DeepSPoC: A Deep Learning-Based PDE Solver Governed by Sequential Propagation of Chaos
This work addresses computational challenges in solving complex mean-field equations, which is important for applications in physics and finance, though it appears incremental as it builds on existing SPoC theory.
The authors tackled solving high-dimensional mean-field stochastic differential equations and nonlinear Fokker-Planck equations by proposing deepSPoC, a method combining sequential propagation of chaos with deep learning, which demonstrated improved accuracy and efficiency on various test cases.

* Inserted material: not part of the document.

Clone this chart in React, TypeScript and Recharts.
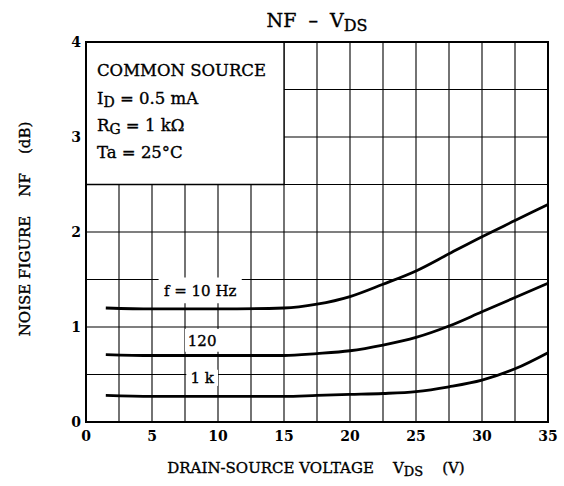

Sequential propagation of chaos (SPoC) is a recently developed tool to solve mean-field stochastic differential equations and their related nonlinear Fokker-Planck equations. Based on the theory of SPoC, we present a new method (deepSPoC) that combines the interacting particle system of SPoC and deep learning. Under the framework of deepSPoC, two classes of frequently used deep models include fully connected neural networks and normalizing flows are considered. For high-dimensional problems, spatial adaptive method are designed to further improve the accuracy and efficiency of deepSPoC. We analysis the convergence of the framework of deepSPoC under some simplified conditions and also provide a posterior error estimation for the algorithm. Finally, we test our methods on a wide range of different types of mean-field equations.